Hallándose sustanciales razones para combatir el separatismo, resulta inaudito que el gobierno, desplegando su capacidad de instrumentalización de administraciones y agentes sociales (como astutamente ha hecho la Generalitat), no haya bajado a la arena a librar esta batalla. La postura autoritaria y de soberbio repudio del diálogo del Gobierno ha provocado un chorreo de adeptos a la causa separatista. La estrategia ya se presentaba equivocada casi desde el origen, y era evidente que, sin luchar en el plano de la captación de voluntades, el seguimiento de la estrategia de la cerrazón exigiría cada vez otra vuelta de tuerca autoritaria, asimismo era de cajón, la indubitable deriva hacia intervenciones y decomisos de índole policial, alentando el victimismo de la contraparte, con el consiguiente efecto atractivo. Emulando las construcciones dialécticas de Rajoy, diría que ahora éste va a hacer lo que no quería hacer, pero por culpa de no hacer en su día lo que tenía que hacer. Pudiendo haber ganado la batalla de la razón, se ha levantado el muro Constitución, Constitución, Constitución, y advertido con la venida del coco artículo 155. Sin duda hay que respetar la legalidad, pero sólo las normas derivadas del derecho natural, las intuitivas, son definitivas, inmutables. Es impensable que en el largo plazo unas normas de artificio que fijan proporciones y procedimientos de modificación de artículos puedan prevalecer sobre la voluntad popular, por adulterada que haya sido la formación de ésta. El plante puede servir para esta legislatura, pero complica la situación para el futuro.

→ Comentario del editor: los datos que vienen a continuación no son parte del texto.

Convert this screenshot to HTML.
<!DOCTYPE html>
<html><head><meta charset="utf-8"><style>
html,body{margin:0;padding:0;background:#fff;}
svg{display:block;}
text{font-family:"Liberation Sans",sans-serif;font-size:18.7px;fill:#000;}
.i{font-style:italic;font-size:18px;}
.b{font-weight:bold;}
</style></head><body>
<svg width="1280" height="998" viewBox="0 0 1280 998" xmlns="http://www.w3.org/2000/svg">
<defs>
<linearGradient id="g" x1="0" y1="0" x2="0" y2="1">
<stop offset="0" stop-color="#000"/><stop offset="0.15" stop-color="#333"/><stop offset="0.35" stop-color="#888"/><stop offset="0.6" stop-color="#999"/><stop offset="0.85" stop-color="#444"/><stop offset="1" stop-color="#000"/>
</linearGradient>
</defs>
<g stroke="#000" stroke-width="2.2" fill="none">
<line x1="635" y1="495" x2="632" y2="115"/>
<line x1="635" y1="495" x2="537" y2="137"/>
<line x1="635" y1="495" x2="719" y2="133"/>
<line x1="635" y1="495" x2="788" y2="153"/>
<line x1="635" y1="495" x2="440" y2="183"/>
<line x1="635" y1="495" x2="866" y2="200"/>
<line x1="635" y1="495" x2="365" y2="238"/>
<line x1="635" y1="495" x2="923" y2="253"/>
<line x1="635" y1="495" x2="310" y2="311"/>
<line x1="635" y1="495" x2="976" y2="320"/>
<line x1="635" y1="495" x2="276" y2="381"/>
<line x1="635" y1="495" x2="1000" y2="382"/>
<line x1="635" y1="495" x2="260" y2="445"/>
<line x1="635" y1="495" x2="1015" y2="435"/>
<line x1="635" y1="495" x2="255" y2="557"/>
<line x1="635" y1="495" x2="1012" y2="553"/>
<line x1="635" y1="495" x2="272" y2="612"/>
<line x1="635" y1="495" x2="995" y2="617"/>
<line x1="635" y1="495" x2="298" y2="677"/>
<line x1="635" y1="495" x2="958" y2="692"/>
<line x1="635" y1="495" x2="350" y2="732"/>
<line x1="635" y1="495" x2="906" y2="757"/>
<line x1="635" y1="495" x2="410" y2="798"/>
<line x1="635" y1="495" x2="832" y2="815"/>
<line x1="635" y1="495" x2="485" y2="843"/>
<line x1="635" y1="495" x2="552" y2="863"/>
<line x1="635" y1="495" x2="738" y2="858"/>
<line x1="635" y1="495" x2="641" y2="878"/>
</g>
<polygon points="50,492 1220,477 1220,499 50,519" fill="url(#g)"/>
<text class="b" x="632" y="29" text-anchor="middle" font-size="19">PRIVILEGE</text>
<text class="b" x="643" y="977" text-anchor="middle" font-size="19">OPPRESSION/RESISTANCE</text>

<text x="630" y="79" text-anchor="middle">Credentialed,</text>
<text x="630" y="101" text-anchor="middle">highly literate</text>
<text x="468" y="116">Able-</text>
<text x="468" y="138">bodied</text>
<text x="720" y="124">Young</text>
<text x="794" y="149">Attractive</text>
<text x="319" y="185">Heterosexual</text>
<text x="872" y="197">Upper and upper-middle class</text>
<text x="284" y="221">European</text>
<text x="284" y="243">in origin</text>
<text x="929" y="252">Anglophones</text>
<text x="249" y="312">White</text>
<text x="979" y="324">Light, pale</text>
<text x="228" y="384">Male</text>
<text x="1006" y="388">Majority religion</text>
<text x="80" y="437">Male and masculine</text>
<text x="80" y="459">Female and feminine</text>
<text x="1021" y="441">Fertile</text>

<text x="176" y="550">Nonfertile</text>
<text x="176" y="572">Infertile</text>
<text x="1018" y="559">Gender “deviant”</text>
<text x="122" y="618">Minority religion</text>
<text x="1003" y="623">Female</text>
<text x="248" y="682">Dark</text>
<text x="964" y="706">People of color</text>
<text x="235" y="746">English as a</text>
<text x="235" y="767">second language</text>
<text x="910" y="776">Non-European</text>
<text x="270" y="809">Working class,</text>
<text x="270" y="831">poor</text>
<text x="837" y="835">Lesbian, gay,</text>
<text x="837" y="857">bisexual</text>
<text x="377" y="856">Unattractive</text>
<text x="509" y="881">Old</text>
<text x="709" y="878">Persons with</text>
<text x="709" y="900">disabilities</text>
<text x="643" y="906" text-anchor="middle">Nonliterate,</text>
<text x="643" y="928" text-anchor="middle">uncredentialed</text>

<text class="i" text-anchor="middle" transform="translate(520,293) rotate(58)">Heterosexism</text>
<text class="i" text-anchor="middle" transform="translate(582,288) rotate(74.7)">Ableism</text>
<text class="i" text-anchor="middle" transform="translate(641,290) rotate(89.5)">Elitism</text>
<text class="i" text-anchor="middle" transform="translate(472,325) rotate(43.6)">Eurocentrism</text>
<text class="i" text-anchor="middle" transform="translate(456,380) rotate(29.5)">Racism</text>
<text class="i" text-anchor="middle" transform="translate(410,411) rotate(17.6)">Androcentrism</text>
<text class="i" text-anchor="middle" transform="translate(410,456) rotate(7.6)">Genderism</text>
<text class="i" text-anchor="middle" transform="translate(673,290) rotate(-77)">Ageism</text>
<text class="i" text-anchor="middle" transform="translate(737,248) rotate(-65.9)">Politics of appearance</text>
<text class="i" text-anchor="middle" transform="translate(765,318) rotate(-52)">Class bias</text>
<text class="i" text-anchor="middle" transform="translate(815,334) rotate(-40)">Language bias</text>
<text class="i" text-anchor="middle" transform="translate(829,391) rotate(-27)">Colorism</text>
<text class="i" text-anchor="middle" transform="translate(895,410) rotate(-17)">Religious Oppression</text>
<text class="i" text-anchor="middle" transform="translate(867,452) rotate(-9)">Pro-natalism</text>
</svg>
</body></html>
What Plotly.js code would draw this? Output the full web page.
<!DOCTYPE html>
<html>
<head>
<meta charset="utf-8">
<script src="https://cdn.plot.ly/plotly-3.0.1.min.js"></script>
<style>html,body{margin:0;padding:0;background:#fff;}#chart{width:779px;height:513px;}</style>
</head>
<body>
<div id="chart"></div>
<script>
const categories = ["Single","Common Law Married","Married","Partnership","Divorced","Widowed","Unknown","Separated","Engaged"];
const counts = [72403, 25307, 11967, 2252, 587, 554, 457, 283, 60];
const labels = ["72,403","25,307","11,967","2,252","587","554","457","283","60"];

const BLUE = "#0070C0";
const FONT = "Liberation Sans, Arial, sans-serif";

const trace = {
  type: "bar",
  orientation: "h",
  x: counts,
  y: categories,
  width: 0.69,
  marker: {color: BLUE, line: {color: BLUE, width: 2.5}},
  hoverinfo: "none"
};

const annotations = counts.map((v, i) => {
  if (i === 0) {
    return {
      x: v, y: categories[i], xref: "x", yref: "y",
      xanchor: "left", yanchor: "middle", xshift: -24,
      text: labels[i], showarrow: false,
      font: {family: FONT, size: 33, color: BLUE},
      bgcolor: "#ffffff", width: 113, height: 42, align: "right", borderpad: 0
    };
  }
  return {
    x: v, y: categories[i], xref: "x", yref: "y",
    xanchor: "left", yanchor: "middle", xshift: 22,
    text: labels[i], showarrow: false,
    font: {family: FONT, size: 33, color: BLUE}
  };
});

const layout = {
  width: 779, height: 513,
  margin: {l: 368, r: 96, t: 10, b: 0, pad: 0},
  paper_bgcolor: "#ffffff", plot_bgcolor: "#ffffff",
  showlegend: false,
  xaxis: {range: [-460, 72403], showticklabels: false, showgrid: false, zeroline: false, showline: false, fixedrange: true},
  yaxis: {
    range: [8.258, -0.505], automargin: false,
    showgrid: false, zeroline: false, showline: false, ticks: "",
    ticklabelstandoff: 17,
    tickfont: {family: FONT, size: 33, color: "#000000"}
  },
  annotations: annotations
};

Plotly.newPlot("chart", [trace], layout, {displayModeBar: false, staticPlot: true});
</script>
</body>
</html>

De verdad alguien cree que es apropiado un sistema de decisión de simple sufragio mayoritario para decidir algo tan trascendente como la independencia de Cataluña, por un puñado de votos obtenidos con mejor habilidad publicitaria; cómo puede el gobierno de un territorio declarar la independencia con la mitad de la población en contra, cómo puede ese hipotético Estado nacer dividido en origen. Sólo ante la existencia de una mayoría social aplastante de voluntad separatista, podría el sector independentista presentar un activo a tomar en consideración para sus pretensiones. Es evidente que esta situación no se da en este momento, pero en un futuro no muy lejano, ojo.

Sin embargo, hasta cuándo se va a inhibir el gobierno, o el sector no separatista, de participar en la formación de la voluntad popular de Cataluña. Aunque consideren que esta partida es un fraude, si no la juegan la pierden. En democracia todas las opiniones cuentan, adoctrinadas o no, y pueden llegar lejos por igual.

Ni siquiera se ha hecho seria difusión de la inconveniencia económica que la independencia supone para los propios catalanes, tan catastróficas que inferían a algunos la creencia de que las autoridades catalanes en realidad no llegarían a hacer ninguna declaración irreversible.

No se puede reivindicar únicamente la inerte legalidad ante esta situación, la falta de planeamiento emocional por esta parte es aprovechada por dos líderes cada vez más fortalecidos, como son Carles Puigdemont y Oriol Junqueras, para postularse como valientes y exquisitos, y así ser jaleados por un público cada vez más numeroso.

O se libra esta batalla aceptando el riesgo de perderla o se pierde con seguridad a largo plazo, y perder también es aceptar e implementar un modelo territorial y una financiación anacrónica y sangrante.